Yeah. Stella really did a number on me.
The doctors swear I’ll eventually walk without the cane again. Apparently, all it’ll take is a few months of physical therapy and patience.
Patience.
Funny.
I’ve always considered my abundance of patience one of my greatest strengths. I waited years to exact revenge against the Outfit. Years carefully plotting my father’s demise. I built entire empires on patience alone.
Until Anna.
The second her family stole her away from me, I lost every ounce of restraint I ever possessed.
I don’t give a shit about physical therapy. I don’t give a flying fuck about any of it.
I just need my wife back.
That’s the only thing that matters.
I press a gentle kiss on my mother’s cheek and decide it’s time to have a talk with my brothers. By the time I make it upstairs to my office, my left side is already throbbing from theeffort. I find Niccolò and Raffaele inside, while Rocco lounges across my sofa flipping through one of Anna’s favorite poetry books.
“Making yourselves at home?” I ask, drawing all three men’s attention toward me.
Raffaele is the first to cross the room and help steady me. He’s been oddly attentive lately. If I didn’t know any better, I’d think a guilty conscience was eating him alive.
“Do you want us to leave?” Niccolò asks bluntly.
“No. Stay,” I grit out, unable to mask the pain shooting through my left leg as I grip my cane tighter while Raffaele helps guide me across the room toward Niccolò. “One of us has to pick up the slack, seeing as I’m no longer fit for this job.”
Niccolò nods, his lips pressing into a thin line.
Ever since I saved Marcello’s life at that construction site in Queens, Niccolò hasn’t said more than a handful of words to me.
The only reason I know the fucker still cares about me is because I saw him completely lose his shit when our soldiers found me bleeding out on that church floor. Niccolò was beside himself, threatening to burn all of Chicago to the ground if I didn’t make it.
I was pumped so full of drugs and losing blood so rapidly that most of that night feels like a blur, but I remember hearing that much. Niccolò might still be angry with me, but he’s still my brother. He still cares, even if he doesn’t know how to show it.

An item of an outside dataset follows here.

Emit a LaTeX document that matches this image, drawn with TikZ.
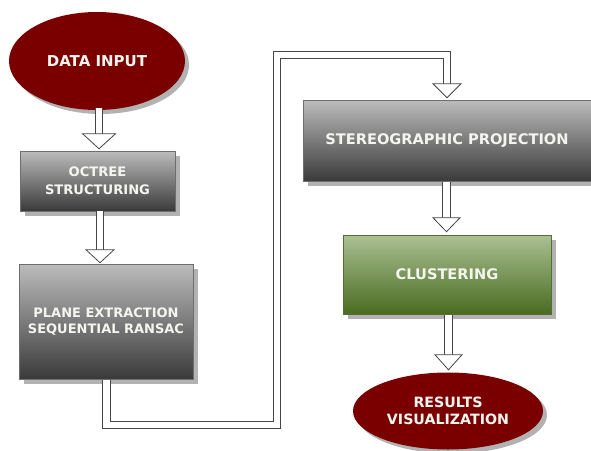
\documentclass[tikz,border=0pt]{standalone}
\usepackage{fontspec}
\newfontfamily\vfont{DejaVu Sans}
\usetikzlibrary{shapes.geometric,calc,shadows}
\definecolor{dred}{RGB}{122,0,0}
\definecolor{shd}{RGB}{178,178,178}
\definecolor{gtop}{RGB}{188,188,188}
\definecolor{gbot}{RGB}{58,58,58}
\definecolor{gbord}{RGB}{110,110,110}
\definecolor{ctop}{RGB}{172,192,148}
\definecolor{cbot}{RGB}{72,108,32}
\definecolor{cbord}{RGB}{85,110,55}
\definecolor{abord}{RGB}{70,70,70}
\definecolor{txt}{RGB}{245,245,240}
\begin{document}
\begin{tikzpicture}[x=1pt,y=-1pt,
  lbl/.style={text=txt, font=\vfont\bfseries\fontsize{14.6}{16}\selectfont, align=center},
  ellnode/.style={ellipse, fill=dred, draw=none, inner sep=0pt, lbl,
     drop shadow={shadow xshift=4pt, shadow yshift=-4pt, fill=shd, opacity=1}},
  graybox/.style={rectangle, top color=gtop, bottom color=gbot, draw=gbord, line width=0.5pt, inner sep=0pt, lbl,
     drop shadow={shadow xshift=5pt, shadow yshift=-5pt, fill=shd, opacity=1}},
  greenbox/.style={rectangle, top color=ctop, bottom color=cbot, draw=cbord, line width=0.6pt, inner sep=0pt, lbl,
     drop shadow={shadow xshift=5pt, shadow yshift=-5pt, fill=shd, opacity=1}},
  shaft/.style={draw=abord, double=white, double distance=6.6pt, line width=0.8pt, line join=miter, line cap=butt},
  headtri/.style={draw=abord, fill=white, line width=0.8pt, line join=miter}
]
\clip (0,0) rectangle (591,450);
\fill[white] (0,0) rectangle (591,450);

% nodes
\node[ellnode, minimum width=176, minimum height=98, font=\vfont\bfseries\fontsize{15}{16}\selectfont] (din) at (97,61) {DATA INPUT};
\node[graybox, minimum width=155, minimum height=60, font=\vfont\bfseries\fontsize{13.1}{18}\selectfont] (oct) at (97.5,181) {OCTREE\\STRUCTURING};
\node[graybox, minimum width=174, minimum height=115, font=\vfont\bfseries\fontsize{13}{15.5}\selectfont] (pln) at (106,321.5) {PLANE EXTRACTION\\SEQUENTIAL RANSAC};
\node[graybox, minimum width=288, minimum height=81] (ste) at (447,140.5) {STEREOGRAPHIC PROJECTION};
\node[greenbox, minimum width=208, minimum height=79] (clu) at (447,274.5) {CLUSTERING};
\node[ellnode, minimum width=190, minimum height=77, font=\vfont\bfseries\fontsize{14.2}{16.5}\selectfont] (res) at (448,411) {RESULTS\\VISUALIZATION};

% arrow tips
\coordinate (t1) at ($(oct.north)+(1.5,-2)$);
\coordinate (t2) at ($(pln.north)+(-6,-1)$);
\coordinate (t3) at ($(ste.north)+(0,-2)$);
\coordinate (t4) at ($(clu.north)+(-0.5,-3)$);
\coordinate (t5) at ($(res.north)+(0.5,-2.5)$);
\coordinate (b3) at (106.5,425);
\coordinate (c3) at (277,425);
\coordinate (d3) at (277,55);
\coordinate (e3) at (447,55);

% shafts
\draw[shaft] ($(din.south -| t1)+(0,-2)$) -- ($(t1)+(0,-15)$);
\draw[shaft] ($(oct.south -| t2)+(0,-0.5)$) -- ($(t2)+(0,-13)$);
\draw[shaft] ($(pln.south -| b3)+(0,0.5)$) -- (b3) -- (c3) -- (d3) -- (e3) -- ($(t3)+(0,-14)$);
\draw[shaft] ($(ste.south -| t4)+(0,0.5)$) -- ($(t4)+(0,-14)$);
\draw[shaft] ($(clu.south -| t5)+(0,0.5)$) -- ($(t5)+(0,-15)$);

% heads
\draw[headtri] (t1) -- ++(-16.5,-15) -- ++(33,0) -- cycle;
\draw[headtri] (t2) -- ++(-14,-13) -- ++(28,0) -- cycle;
\draw[headtri] (t3) -- ++(-14,-14) -- ++(28,0) -- cycle;
\draw[headtri] (t4) -- ++(-13.5,-14) -- ++(27,0) -- cycle;
\draw[headtri] (t5) -- ++(-13.5,-15) -- ++(27,0) -- cycle;
\end{tikzpicture}
\end{document}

Then again, Donato men have never been particularly good at expressing their feelings.
“Any news?” I ask after Raffaele helps me into the chair across from my brother.
Niccolò might as well keep sitting in my seat. I have no use for a throne if I don’t have my queen beside me.

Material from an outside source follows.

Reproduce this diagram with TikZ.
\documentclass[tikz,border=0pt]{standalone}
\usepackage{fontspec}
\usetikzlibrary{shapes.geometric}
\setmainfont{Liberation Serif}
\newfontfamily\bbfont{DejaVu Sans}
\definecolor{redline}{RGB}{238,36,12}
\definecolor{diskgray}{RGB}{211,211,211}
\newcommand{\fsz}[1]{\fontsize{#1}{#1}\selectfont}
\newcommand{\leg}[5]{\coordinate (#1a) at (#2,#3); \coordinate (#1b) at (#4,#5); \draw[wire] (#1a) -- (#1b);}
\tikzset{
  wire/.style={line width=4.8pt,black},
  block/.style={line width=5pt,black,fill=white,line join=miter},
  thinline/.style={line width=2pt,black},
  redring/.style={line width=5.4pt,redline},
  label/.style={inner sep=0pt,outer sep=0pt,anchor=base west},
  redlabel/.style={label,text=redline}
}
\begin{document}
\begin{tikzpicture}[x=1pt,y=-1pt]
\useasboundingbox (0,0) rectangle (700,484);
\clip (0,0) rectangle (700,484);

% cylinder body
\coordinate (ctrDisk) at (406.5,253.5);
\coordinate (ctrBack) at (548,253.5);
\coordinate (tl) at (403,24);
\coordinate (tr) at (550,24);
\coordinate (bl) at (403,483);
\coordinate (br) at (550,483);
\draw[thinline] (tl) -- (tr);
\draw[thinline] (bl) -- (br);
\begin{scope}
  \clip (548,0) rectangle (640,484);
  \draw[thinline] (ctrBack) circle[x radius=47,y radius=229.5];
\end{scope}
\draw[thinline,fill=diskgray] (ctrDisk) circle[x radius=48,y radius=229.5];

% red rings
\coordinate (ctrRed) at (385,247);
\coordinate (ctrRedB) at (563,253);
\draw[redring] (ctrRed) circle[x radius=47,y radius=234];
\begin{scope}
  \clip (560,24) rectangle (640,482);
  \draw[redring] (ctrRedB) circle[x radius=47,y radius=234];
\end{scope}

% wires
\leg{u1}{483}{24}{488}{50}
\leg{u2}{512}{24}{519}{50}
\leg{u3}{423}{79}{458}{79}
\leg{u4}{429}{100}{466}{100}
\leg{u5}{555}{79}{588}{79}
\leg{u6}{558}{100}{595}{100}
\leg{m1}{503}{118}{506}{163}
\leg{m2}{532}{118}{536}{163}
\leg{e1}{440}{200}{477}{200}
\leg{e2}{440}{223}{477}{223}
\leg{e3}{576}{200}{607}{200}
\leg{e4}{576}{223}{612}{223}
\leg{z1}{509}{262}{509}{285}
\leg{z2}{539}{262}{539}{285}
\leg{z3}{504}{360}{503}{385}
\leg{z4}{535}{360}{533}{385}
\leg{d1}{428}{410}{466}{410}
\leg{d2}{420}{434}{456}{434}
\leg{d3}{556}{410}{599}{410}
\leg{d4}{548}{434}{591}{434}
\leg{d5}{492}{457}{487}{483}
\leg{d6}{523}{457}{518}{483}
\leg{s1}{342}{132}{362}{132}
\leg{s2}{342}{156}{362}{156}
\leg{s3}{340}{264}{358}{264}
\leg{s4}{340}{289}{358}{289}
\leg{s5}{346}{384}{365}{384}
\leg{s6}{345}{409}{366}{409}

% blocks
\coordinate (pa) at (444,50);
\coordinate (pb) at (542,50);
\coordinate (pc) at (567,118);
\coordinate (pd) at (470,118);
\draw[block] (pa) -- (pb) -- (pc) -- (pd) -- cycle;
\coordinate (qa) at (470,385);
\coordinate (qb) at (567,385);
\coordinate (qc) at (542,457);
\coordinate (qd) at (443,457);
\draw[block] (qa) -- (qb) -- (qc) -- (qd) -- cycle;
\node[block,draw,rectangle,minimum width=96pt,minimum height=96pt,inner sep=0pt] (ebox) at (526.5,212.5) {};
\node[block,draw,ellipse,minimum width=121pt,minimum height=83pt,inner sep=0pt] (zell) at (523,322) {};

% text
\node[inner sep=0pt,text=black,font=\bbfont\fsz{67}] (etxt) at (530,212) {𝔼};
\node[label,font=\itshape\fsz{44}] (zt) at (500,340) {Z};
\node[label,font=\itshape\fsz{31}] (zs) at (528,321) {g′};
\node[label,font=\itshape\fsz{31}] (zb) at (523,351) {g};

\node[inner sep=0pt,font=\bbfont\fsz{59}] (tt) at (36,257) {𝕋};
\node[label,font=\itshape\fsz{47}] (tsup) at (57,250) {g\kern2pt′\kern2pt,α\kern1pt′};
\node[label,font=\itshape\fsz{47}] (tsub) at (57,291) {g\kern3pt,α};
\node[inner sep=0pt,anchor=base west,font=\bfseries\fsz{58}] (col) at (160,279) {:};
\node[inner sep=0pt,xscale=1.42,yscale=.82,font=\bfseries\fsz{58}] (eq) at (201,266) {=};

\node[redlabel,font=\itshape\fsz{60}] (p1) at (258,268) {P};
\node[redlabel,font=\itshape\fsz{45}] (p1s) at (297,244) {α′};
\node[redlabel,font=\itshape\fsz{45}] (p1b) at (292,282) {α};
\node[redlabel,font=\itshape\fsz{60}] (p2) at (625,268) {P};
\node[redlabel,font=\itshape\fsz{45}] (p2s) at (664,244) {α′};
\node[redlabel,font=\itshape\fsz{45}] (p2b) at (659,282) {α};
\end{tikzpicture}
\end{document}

“No. Nothing yet,” Raffaele answers, sadness clouding his expression.
“And what about what I asked you to do?” My eyes settle on Niccolò. “Did you at least handle that?”
His expression remains unreadable as he leans forward, clasping his hands together.
“I delivered your message. Whether your wife received it or not, we don’t know.”
Fuck.
“Not good enough, brother,” I snap. “Anna needs to know I’m alive. If she thinks I’m dead…”
A violent shudder works through me, the thought too unbearable to even say aloud.
“As I said, I delivered your message. Whether her father chooses to pass it along or not is out of my hands,” Niccolò states, though I can tell he takes no pleasure in admitting he couldn’t get my message directly to my wife.